* Given exercise
Print exactly the lines running from the one that holds "Reproduce this chart with Plotly." through the one that holds "y_ticks = [0, 50, 100, 150, 200, 250]", please, and leave the pictures out.

* Record set
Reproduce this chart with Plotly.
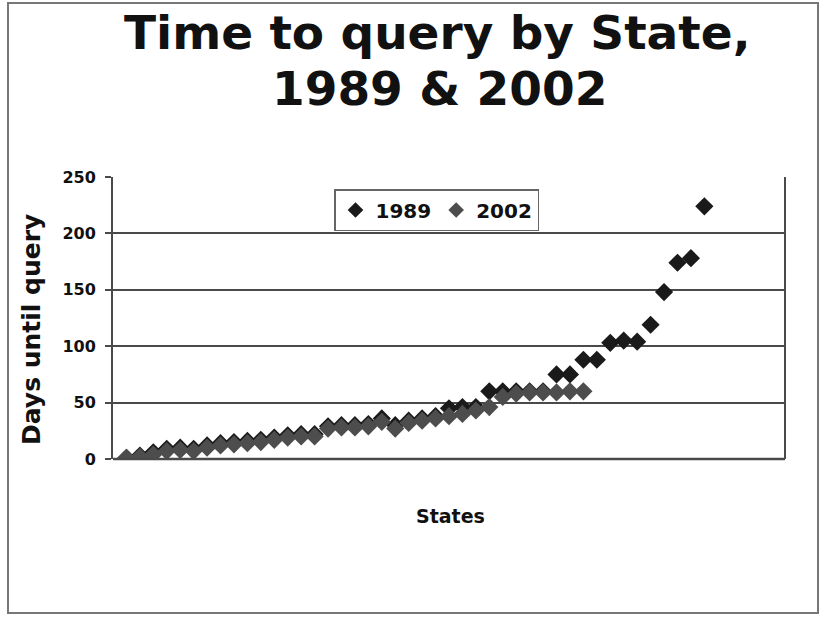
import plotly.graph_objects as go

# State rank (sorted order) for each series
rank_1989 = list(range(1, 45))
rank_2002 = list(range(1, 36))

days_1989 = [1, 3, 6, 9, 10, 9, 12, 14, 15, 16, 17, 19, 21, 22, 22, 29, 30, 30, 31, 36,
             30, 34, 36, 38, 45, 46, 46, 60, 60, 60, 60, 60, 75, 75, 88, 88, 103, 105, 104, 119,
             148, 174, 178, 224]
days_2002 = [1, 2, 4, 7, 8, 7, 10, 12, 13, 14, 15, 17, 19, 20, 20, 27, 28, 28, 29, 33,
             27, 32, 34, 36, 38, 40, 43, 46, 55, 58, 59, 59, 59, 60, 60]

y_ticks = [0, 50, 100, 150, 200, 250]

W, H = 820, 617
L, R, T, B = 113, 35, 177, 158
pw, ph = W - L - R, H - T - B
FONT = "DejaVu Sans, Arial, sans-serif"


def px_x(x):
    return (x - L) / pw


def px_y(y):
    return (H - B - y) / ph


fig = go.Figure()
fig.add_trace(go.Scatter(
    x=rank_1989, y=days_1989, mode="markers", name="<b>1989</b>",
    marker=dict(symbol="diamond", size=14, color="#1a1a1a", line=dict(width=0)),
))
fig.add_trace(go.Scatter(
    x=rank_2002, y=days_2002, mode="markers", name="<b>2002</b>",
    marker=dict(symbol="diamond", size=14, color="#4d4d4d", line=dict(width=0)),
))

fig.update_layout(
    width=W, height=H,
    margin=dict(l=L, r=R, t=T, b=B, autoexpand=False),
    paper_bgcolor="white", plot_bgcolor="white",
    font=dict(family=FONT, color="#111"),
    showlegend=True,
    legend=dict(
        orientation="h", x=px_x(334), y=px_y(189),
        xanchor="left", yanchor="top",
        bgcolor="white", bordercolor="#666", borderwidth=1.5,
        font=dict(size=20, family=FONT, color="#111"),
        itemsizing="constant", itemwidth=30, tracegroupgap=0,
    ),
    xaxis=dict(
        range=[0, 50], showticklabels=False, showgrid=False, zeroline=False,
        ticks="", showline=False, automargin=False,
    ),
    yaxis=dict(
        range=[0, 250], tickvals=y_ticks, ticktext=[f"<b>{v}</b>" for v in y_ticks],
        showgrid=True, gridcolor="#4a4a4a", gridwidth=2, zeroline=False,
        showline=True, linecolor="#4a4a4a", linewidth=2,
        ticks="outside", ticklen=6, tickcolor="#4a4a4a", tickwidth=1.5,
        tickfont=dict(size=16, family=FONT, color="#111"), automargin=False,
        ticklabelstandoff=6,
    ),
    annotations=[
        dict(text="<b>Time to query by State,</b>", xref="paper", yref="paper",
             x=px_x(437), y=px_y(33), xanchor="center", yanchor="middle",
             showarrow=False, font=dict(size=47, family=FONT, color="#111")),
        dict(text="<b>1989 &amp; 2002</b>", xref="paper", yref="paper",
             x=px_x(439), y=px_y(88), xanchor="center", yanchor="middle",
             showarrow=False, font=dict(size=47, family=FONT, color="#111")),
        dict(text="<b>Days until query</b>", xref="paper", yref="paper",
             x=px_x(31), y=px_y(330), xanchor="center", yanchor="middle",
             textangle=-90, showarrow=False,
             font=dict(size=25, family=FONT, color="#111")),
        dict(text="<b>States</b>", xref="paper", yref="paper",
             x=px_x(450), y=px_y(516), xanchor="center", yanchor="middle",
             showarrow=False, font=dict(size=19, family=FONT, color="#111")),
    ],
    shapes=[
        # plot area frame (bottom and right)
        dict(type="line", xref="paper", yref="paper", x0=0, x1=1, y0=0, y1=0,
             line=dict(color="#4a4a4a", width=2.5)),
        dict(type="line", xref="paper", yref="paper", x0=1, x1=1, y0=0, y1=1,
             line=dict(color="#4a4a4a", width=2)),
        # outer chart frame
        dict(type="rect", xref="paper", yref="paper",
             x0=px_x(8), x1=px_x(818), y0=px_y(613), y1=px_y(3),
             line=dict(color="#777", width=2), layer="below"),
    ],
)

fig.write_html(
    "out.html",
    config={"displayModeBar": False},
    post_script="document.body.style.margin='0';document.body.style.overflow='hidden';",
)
...
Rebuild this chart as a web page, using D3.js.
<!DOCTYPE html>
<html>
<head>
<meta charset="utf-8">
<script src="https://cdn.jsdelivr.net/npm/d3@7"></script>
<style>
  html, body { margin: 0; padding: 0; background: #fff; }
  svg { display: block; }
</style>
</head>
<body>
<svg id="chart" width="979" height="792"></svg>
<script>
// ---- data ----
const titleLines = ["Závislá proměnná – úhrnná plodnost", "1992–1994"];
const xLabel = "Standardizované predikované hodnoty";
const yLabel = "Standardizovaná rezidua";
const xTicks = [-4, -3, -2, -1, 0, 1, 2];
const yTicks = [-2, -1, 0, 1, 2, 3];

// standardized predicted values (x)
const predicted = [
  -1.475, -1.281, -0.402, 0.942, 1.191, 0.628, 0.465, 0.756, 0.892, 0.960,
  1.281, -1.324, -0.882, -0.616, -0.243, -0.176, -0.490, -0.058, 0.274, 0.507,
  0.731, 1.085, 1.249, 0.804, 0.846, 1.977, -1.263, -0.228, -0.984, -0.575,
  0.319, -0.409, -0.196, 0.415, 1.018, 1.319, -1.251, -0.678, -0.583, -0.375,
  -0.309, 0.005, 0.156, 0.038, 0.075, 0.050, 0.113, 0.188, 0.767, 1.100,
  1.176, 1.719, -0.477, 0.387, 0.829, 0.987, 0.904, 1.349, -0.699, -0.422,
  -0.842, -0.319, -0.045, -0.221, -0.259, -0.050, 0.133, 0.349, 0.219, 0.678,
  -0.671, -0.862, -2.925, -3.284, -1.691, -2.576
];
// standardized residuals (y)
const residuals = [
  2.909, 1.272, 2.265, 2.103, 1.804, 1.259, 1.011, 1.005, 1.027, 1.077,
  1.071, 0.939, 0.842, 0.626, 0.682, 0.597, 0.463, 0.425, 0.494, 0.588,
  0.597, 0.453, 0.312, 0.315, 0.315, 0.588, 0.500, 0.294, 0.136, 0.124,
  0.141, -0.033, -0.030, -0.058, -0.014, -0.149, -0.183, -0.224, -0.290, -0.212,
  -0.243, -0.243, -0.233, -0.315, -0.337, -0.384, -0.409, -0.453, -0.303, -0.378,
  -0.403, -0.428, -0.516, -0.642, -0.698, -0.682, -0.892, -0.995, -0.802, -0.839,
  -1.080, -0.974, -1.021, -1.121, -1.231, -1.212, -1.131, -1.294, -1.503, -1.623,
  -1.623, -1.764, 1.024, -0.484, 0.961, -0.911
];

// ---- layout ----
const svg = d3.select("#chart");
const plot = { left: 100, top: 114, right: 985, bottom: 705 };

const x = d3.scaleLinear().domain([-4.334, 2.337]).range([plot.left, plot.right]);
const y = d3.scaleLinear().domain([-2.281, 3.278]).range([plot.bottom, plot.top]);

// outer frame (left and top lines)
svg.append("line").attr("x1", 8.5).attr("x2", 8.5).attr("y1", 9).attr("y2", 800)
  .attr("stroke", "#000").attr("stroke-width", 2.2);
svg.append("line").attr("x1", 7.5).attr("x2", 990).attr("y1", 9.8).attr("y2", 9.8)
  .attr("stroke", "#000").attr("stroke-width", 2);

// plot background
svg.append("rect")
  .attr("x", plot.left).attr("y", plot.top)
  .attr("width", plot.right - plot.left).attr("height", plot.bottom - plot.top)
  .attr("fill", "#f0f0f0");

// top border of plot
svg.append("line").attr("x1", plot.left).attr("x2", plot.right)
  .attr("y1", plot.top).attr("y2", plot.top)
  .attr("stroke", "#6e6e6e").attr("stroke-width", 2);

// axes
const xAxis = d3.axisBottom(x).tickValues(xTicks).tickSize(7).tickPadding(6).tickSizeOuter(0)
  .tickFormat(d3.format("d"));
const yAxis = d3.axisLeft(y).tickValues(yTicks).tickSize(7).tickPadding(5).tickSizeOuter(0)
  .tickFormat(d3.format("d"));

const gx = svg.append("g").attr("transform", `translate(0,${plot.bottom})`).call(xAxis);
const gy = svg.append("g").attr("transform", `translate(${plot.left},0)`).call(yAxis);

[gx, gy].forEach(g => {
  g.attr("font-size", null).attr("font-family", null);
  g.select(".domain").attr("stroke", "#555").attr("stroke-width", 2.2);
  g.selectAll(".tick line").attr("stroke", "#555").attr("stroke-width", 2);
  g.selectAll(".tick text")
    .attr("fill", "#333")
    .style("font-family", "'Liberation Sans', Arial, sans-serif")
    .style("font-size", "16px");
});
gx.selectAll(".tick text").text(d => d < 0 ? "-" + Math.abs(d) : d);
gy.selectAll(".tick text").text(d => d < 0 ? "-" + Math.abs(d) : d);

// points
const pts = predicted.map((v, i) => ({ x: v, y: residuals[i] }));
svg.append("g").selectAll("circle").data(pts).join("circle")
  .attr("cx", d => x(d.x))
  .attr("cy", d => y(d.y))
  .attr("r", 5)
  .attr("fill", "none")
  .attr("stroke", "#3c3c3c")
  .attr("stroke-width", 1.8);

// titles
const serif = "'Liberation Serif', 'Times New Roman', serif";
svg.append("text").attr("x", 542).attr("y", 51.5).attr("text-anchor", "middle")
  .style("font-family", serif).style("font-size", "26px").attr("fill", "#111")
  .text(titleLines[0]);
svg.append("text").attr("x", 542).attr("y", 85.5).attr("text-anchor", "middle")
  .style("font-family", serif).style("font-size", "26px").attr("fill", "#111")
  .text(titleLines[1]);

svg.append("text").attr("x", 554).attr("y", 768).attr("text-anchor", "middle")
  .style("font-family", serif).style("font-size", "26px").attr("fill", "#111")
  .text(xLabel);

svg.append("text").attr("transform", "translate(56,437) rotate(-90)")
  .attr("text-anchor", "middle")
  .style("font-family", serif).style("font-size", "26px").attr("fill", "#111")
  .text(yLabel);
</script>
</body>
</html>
--
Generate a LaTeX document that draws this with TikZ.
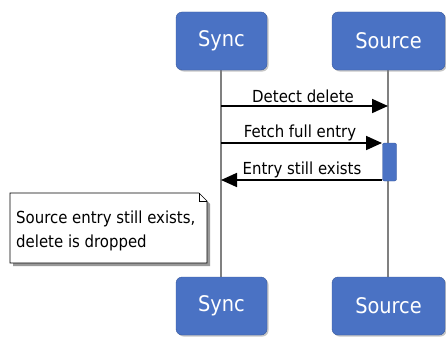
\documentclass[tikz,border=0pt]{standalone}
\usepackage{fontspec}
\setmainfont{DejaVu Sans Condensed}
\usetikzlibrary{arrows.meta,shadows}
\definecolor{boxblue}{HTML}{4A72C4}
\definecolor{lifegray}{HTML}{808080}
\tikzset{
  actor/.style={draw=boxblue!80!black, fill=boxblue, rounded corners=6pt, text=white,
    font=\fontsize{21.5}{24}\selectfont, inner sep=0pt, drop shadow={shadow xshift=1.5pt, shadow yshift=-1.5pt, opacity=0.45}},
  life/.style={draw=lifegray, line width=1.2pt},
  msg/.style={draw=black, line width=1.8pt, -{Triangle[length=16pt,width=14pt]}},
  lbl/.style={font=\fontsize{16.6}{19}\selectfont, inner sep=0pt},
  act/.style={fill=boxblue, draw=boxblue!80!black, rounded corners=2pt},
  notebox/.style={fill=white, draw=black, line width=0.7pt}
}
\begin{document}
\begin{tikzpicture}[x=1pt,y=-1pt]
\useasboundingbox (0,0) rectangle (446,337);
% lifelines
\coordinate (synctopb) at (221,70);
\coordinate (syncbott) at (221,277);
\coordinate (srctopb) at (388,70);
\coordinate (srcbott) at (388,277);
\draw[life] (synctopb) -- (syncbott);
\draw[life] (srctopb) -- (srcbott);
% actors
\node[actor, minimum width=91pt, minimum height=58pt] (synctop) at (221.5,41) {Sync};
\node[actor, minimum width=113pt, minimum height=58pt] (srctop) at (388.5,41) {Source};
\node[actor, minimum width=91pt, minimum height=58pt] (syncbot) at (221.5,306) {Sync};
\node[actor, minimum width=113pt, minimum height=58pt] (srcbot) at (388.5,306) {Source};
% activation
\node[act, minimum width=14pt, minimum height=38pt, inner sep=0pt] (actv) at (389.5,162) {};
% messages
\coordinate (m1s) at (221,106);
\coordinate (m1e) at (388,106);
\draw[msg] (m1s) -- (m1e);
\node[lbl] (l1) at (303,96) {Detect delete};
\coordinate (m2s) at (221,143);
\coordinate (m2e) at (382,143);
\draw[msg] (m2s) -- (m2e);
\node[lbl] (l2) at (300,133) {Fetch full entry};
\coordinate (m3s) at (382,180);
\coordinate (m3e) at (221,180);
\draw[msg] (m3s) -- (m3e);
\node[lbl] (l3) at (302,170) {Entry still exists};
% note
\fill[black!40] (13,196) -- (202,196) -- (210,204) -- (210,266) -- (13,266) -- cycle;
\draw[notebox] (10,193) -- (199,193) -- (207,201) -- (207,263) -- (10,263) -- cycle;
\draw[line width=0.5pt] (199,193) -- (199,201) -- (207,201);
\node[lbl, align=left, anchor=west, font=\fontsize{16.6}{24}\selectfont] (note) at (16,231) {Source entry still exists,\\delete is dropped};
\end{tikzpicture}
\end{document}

* Solution to this exercise
Reproduce this chart with Plotly.
import plotly.graph_objects as go

# State rank (sorted order) for each series
rank_1989 = list(range(1, 45))
rank_2002 = list(range(1, 36))

days_1989 = [1, 3, 6, 9, 10, 9, 12, 14, 15, 16, 17, 19, 21, 22, 22, 29, 30, 30, 31, 36,
             30, 34, 36, 38, 45, 46, 46, 60, 60, 60, 60, 60, 75, 75, 88, 88, 103, 105, 104, 119,
             148, 174, 178, 224]
days_2002 = [1, 2, 4, 7, 8, 7, 10, 12, 13, 14, 15, 17, 19, 20, 20, 27, 28, 28, 29, 33,
             27, 32, 34, 36, 38, 40, 43, 46, 55, 58, 59, 59, 59, 60, 60]

y_ticks = [0, 50, 100, 150, 200, 250]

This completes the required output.